Begin Material
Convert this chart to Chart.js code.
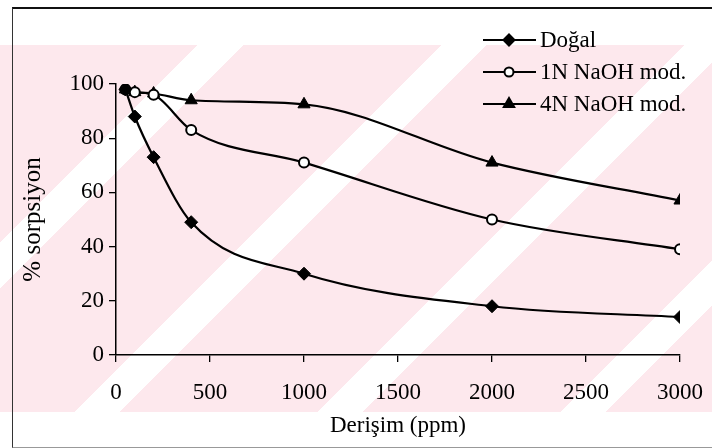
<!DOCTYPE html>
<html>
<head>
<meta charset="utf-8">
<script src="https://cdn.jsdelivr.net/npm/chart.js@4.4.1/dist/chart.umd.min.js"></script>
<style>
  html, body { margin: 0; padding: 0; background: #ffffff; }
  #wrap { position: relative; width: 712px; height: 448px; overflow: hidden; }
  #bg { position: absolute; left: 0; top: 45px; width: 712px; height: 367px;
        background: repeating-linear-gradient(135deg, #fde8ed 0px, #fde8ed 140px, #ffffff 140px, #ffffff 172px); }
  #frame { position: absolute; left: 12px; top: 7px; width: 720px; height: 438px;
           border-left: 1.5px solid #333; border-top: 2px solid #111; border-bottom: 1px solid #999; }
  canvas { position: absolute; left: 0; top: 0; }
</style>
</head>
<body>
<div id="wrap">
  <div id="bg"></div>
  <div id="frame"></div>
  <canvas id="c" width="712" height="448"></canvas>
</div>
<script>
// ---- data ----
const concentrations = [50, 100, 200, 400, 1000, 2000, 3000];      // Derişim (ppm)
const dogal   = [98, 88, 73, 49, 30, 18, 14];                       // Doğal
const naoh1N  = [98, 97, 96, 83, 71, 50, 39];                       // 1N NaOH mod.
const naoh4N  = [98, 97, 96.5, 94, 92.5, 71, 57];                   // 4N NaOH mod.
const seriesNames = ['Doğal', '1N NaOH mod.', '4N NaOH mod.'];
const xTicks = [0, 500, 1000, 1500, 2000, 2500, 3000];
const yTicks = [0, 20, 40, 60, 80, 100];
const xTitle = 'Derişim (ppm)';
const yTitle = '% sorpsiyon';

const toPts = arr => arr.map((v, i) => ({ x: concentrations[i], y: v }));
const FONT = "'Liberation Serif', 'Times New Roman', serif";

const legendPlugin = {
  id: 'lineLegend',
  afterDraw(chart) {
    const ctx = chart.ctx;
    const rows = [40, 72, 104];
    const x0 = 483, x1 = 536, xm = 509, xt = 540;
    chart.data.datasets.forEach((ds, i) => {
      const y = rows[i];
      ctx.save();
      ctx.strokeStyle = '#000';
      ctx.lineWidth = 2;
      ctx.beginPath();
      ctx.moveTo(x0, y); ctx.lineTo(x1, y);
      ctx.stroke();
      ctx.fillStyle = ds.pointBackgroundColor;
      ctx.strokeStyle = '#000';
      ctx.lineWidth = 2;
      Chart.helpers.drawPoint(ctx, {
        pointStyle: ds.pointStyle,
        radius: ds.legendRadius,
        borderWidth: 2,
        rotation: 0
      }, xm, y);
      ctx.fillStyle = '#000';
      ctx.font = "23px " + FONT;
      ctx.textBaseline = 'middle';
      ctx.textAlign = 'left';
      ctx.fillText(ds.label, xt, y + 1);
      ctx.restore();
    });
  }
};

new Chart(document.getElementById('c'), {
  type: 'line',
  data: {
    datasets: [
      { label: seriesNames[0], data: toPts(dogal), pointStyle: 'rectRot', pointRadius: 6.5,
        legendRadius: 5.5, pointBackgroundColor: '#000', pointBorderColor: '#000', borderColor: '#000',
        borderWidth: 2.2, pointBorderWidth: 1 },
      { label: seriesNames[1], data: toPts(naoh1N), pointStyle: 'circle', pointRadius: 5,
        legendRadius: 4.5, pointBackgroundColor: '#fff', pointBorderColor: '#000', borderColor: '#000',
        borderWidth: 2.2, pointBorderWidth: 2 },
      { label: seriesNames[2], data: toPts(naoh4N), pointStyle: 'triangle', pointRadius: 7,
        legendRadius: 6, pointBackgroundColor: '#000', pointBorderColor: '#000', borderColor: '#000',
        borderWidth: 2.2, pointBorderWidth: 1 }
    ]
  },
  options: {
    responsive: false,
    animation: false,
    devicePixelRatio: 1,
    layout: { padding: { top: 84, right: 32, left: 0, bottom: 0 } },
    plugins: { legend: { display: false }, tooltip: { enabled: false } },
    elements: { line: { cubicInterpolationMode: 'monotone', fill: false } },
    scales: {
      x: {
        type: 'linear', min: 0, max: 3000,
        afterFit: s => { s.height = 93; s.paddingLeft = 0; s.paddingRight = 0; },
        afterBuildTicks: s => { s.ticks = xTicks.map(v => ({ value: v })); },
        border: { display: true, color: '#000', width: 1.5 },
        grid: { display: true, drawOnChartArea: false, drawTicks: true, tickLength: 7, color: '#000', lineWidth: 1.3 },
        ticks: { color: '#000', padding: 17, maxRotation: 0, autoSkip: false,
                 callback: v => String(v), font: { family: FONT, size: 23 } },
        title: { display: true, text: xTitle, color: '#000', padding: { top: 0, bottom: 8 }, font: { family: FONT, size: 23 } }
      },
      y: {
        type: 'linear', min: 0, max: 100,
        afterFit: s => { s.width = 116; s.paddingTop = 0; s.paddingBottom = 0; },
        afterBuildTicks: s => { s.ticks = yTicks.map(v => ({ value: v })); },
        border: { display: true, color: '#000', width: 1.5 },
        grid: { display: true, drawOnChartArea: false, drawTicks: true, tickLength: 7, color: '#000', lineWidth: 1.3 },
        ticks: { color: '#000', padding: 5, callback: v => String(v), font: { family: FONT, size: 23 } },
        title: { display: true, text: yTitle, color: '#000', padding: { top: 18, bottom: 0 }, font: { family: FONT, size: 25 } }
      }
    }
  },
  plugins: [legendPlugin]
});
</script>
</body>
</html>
End Material
• _Given task_: Write the material out again exactly as it appears, dropping the pictures.

• _Full response_:
Convert this chart to Chart.js code.
<!DOCTYPE html>
<html>
<head>
<meta charset="utf-8">
<script src="https://cdn.jsdelivr.net/npm/chart.js@4.4.1/dist/chart.umd.min.js"></script>
<style>
  html, body { margin: 0; padding: 0; background: #ffffff; }
  #wrap { position: relative; width: 712px; height: 448px; overflow: hidden; }
  #bg { position: absolute; left: 0; top: 45px; width: 712px; height: 367px;
        background: repeating-linear-gradient(135deg, #fde8ed 0px, #fde8ed 140px, #ffffff 140px, #ffffff 172px); }
  #frame { position: absolute; left: 12px; top: 7px; width: 720px; height: 438px;
           border-left: 1.5px solid #333; border-top: 2px solid #111; border-bottom: 1px solid #999; }
  canvas { position: absolute; left: 0; top: 0; }
</style>
</head>
<body>
<div id="wrap">
  <div id="bg"></div>
  <div id="frame"></div>
  <canvas id="c" width="712" height="448"></canvas>
</div>
<script>
// ---- data ----
const concentrations = [50, 100, 200, 400, 1000, 2000, 3000];      // Derişim (ppm)
const dogal   = [98, 88, 73, 49, 30, 18, 14];                       // Doğal
const naoh1N  = [98, 97, 96, 83, 71, 50, 39];                       // 1N NaOH mod.
const naoh4N  = [98, 97, 96.5, 94, 92.5, 71, 57];                   // 4N NaOH mod.
const seriesNames = ['Doğal', '1N NaOH mod.', '4N NaOH mod.'];
const xTicks = [0, 500, 1000, 1500, 2000, 2500, 3000];
const yTicks = [0, 20, 40, 60, 80, 100];
const xTitle = 'Derişim (ppm)';
const yTitle = '% sorpsiyon';

const toPts = arr => arr.map((v, i) => ({ x: concentrations[i], y: v }));
const FONT = "'Liberation Serif', 'Times New Roman', serif";

const legendPlugin = {
  id: 'lineLegend',
  afterDraw(chart) {
    const ctx = chart.ctx;
    const rows = [40, 72, 104];
    const x0 = 483, x1 = 536, xm = 509, xt = 540;
    chart.data.datasets.forEach((ds, i) => {
      const y = rows[i];
      ctx.save();
      ctx.strokeStyle = '#000';
      ctx.lineWidth = 2;
      ctx.beginPath();
      ctx.moveTo(x0, y); ctx.lineTo(x1, y);
      ctx.stroke();
      ctx.fillStyle = ds.pointBackgroundColor;
      ctx.strokeStyle = '#000';
      ctx.lineWidth = 2;
      Chart.helpers.drawPoint(ctx, {
        pointStyle: ds.pointStyle,
        radius: ds.legendRadius,
        borderWidth: 2,
        rotation: 0
      }, xm, y);
      ctx.fillStyle = '#000';
      ctx.font = "23px " + FONT;
      ctx.textBaseline = 'middle';
      ctx.textAlign = 'left';
      ctx.fillText(ds.label, xt, y + 1);
      ctx.restore();
    });
  }
};

new Chart(document.getElementById('c'), {
  type: 'line',
  data: {
    datasets: [
      { label: seriesNames[0], data: toPts(dogal), pointStyle: 'rectRot', pointRadius: 6.5,
        legendRadius: 5.5, pointBackgroundColor: '#000', pointBorderColor: '#000', borderColor: '#000',
        borderWidth: 2.2, pointBorderWidth: 1 },
      { label: seriesNames[1], data: toPts(naoh1N), pointStyle: 'circle', pointRadius: 5,
        legendRadius: 4.5, pointBackgroundColor: '#fff', pointBorderColor: '#000', borderColor: '#000',
        borderWidth: 2.2, pointBorderWidth: 2 },
      { label: seriesNames[2], data: toPts(naoh4N), pointStyle: 'triangle', pointRadius: 7,
        legendRadius: 6, pointBackgroundColor: '#000', pointBorderColor: '#000', borderColor: '#000',
        borderWidth: 2.2, pointBorderWidth: 1 }
    ]
  },
  options: {
    responsive: false,
    animation: false,
    devicePixelRatio: 1,
    layout: { padding: { top: 84, right: 32, left: 0, bottom: 0 } },
    plugins: { legend: { display: false }, tooltip: { enabled: false } },
    elements: { line: { cubicInterpolationMode: 'monotone', fill: false } },
    scales: {
      x: {
        type: 'linear', min: 0, max: 3000,
        afterFit: s => { s.height = 93; s.paddingLeft = 0; s.paddingRight = 0; },
        afterBuildTicks: s => { s.ticks = xTicks.map(v => ({ value: v })); },
        border: { display: true, color: '#000', width: 1.5 },
        grid: { display: true, drawOnChartArea: false, drawTicks: true, tickLength: 7, color: '#000', lineWidth: 1.3 },
        ticks: { color: '#000', padding: 17, maxRotation: 0, autoSkip: false,
                 callback: v => String(v), font: { family: FONT, size: 23 } },
        title: { display: true, text: xTitle, color: '#000', padding: { top: 0, bottom: 8 }, font: { family: FONT, size: 23 } }
      },
      y: {
        type: 'linear', min: 0, max: 100,
        afterFit: s => { s.width = 116; s.paddingTop = 0; s.paddingBottom = 0; },
        afterBuildTicks: s => { s.ticks = yTicks.map(v => ({ value: v })); },
        border: { display: true, color: '#000', width: 1.5 },
        grid: { display: true, drawOnChartArea: false, drawTicks: true, tickLength: 7, color: '#000', lineWidth: 1.3 },
        ticks: { color: '#000', padding: 5, callback: v => String(v), font: { family: FONT, size: 23 } },
        title: { display: true, text: yTitle, color: '#000', padding: { top: 18, bottom: 0 }, font: { family: FONT, size: 25 } }
      }
    }
  },
  plugins: [legendPlugin]
});
</script>
</body>
</html>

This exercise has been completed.